The line containing "y_scale = alt.Scale(domain=[0, 74.6], nice=False, zero=True)" marks the end: extract everything from the first line of the data through that line, exactly, with no pictures.

• _Record set_:
:::::

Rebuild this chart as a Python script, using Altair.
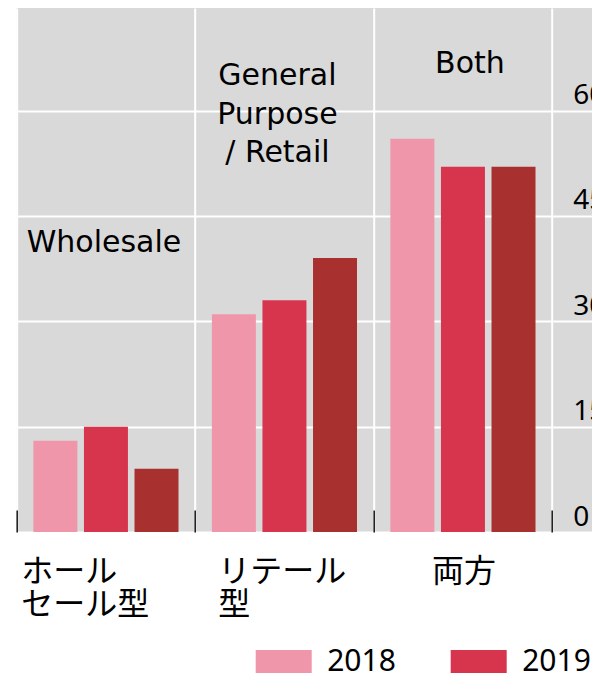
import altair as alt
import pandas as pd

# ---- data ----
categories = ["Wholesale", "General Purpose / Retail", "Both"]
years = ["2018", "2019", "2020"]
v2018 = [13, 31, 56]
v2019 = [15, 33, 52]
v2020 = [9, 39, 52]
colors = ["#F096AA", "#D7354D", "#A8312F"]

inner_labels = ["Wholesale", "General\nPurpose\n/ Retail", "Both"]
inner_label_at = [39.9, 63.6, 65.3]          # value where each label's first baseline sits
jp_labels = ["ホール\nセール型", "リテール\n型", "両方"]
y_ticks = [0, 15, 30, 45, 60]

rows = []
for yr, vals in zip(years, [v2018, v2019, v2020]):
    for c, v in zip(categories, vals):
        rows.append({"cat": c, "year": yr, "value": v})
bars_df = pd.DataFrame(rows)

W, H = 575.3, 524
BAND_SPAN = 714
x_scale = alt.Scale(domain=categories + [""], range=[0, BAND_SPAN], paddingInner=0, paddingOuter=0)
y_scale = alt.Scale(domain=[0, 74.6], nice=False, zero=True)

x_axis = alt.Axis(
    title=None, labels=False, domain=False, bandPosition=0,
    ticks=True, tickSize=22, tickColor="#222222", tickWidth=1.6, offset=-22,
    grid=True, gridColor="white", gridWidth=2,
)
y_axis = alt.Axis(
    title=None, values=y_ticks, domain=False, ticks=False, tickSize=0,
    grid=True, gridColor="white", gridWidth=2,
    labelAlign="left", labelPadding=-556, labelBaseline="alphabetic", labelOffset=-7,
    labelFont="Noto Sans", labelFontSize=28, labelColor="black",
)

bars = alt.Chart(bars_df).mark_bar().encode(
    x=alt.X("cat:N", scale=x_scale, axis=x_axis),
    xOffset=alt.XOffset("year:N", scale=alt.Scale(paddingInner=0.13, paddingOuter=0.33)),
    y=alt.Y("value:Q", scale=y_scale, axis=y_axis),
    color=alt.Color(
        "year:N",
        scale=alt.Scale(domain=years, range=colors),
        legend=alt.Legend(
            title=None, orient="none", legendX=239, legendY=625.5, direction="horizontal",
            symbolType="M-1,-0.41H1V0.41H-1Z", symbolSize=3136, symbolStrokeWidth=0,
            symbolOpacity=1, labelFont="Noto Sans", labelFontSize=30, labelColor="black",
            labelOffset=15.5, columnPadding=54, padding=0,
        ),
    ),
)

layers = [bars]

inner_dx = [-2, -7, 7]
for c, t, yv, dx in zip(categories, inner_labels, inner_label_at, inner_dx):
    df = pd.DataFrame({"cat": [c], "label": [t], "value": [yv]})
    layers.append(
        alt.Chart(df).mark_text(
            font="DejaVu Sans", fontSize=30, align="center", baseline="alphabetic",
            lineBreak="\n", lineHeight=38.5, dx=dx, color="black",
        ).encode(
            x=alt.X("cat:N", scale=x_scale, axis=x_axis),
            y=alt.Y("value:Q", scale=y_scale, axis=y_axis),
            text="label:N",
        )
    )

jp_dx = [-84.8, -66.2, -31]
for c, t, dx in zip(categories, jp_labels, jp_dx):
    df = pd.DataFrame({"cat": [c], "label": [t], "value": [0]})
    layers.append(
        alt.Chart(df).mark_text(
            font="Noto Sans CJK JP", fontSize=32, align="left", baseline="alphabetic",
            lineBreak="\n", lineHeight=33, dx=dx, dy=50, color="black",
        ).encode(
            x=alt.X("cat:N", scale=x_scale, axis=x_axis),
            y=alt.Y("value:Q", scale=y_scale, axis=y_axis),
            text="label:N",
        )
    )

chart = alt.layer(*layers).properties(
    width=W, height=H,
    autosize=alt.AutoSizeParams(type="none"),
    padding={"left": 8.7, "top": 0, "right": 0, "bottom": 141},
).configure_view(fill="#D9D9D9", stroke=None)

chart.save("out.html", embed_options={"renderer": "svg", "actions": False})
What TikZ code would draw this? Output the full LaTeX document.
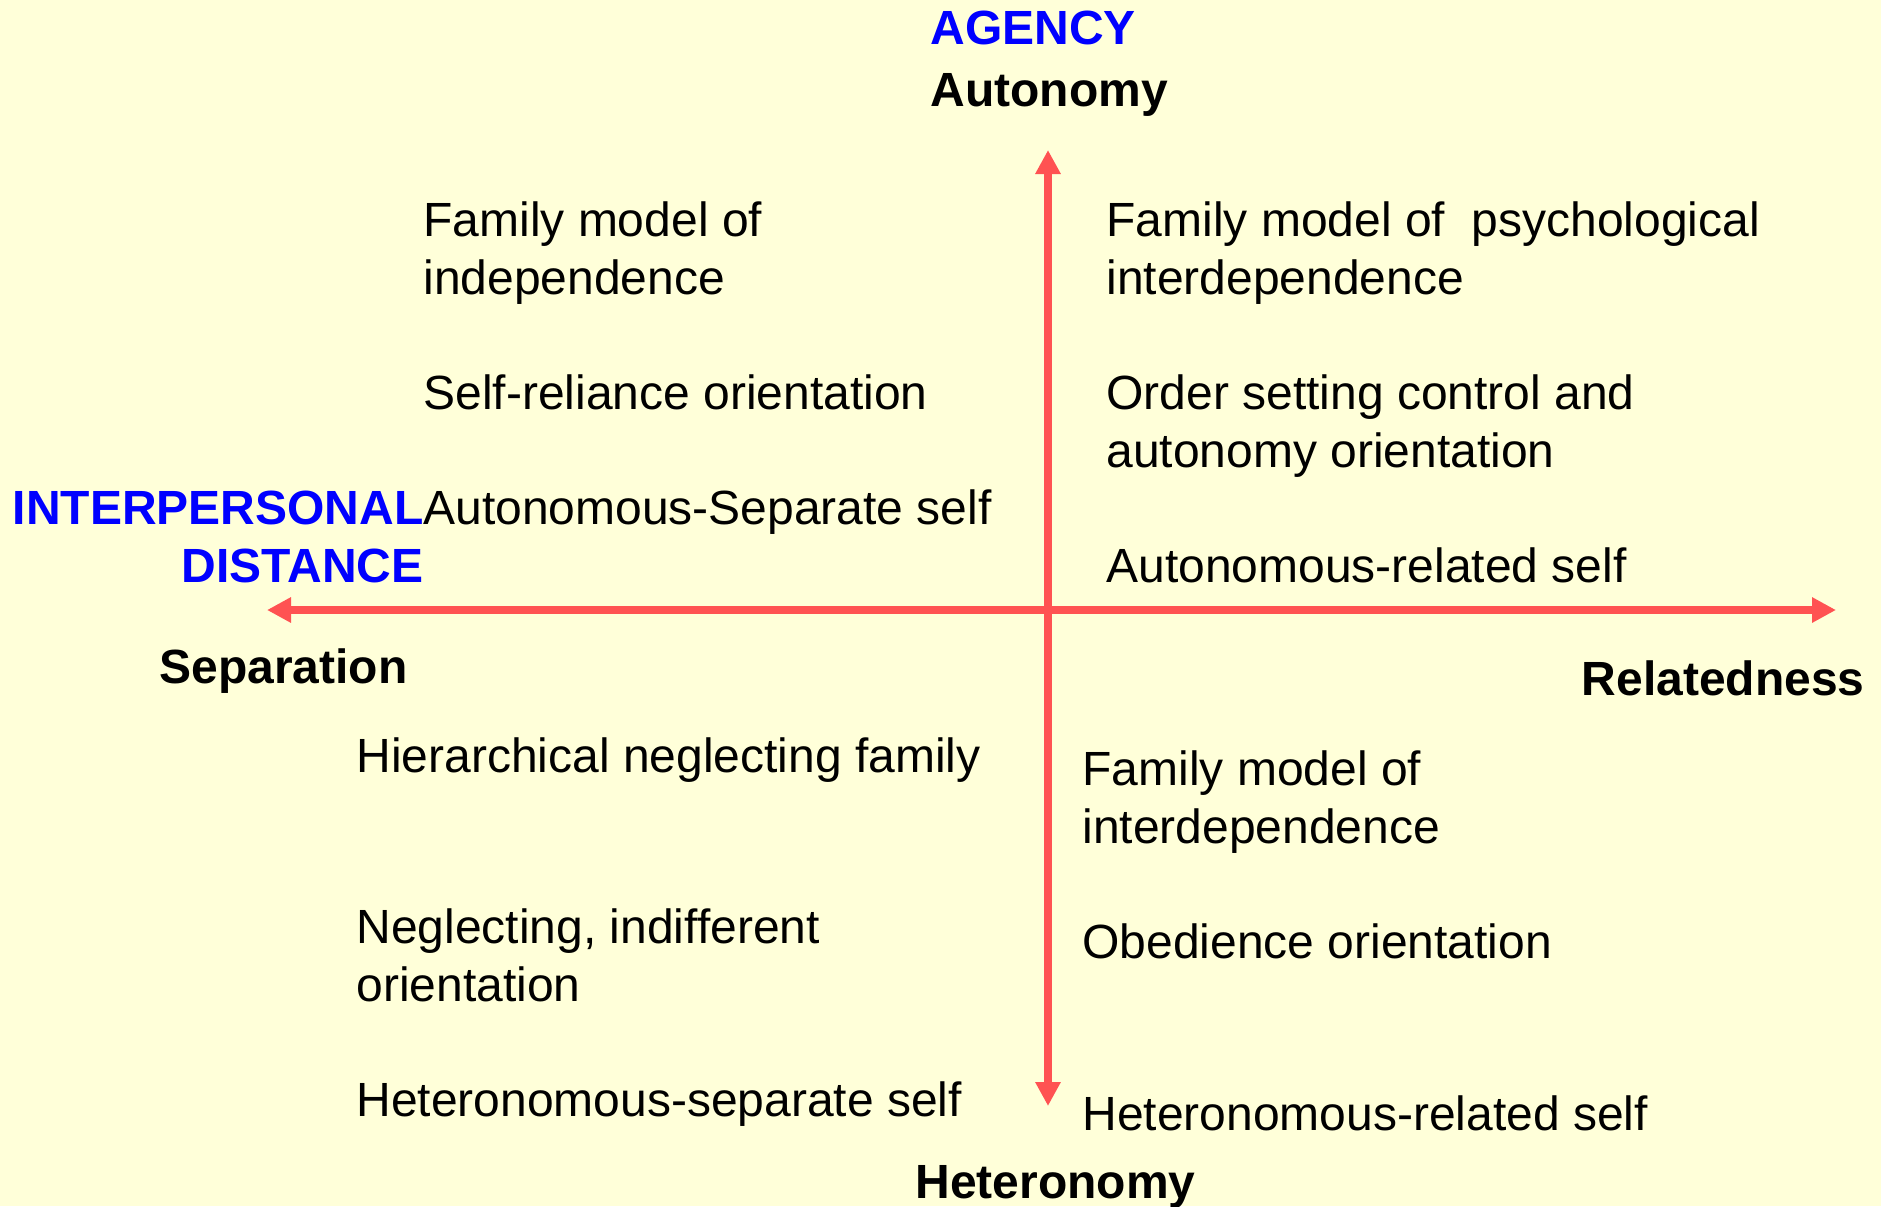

:::::

• _Answer to the exercise_:
Rebuild this chart as a Python script, using Altair.
import altair as alt
import pandas as pd

# ---- data ----
categories = ["Wholesale", "General Purpose / Retail", "Both"]
years = ["2018", "2019", "2020"]
v2018 = [13, 31, 56]
v2019 = [15, 33, 52]
v2020 = [9, 39, 52]
colors = ["#F096AA", "#D7354D", "#A8312F"]

inner_labels = ["Wholesale", "General\nPurpose\n/ Retail", "Both"]
inner_label_at = [39.9, 63.6, 65.3]          # value where each label's first baseline sits
jp_labels = ["ホール\nセール型", "リテール\n型", "両方"]
y_ticks = [0, 15, 30, 45, 60]

rows = []
for yr, vals in zip(years, [v2018, v2019, v2020]):
    for c, v in zip(categories, vals):
        rows.append({"cat": c, "year": yr, "value": v})
bars_df = pd.DataFrame(rows)

W, H = 575.3, 524
BAND_SPAN = 714
x_scale = alt.Scale(domain=categories + [""], range=[0, BAND_SPAN], paddingInner=0, paddingOuter=0)
y_scale = alt.Scale(domain=[0, 74.6], nice=False, zero=True)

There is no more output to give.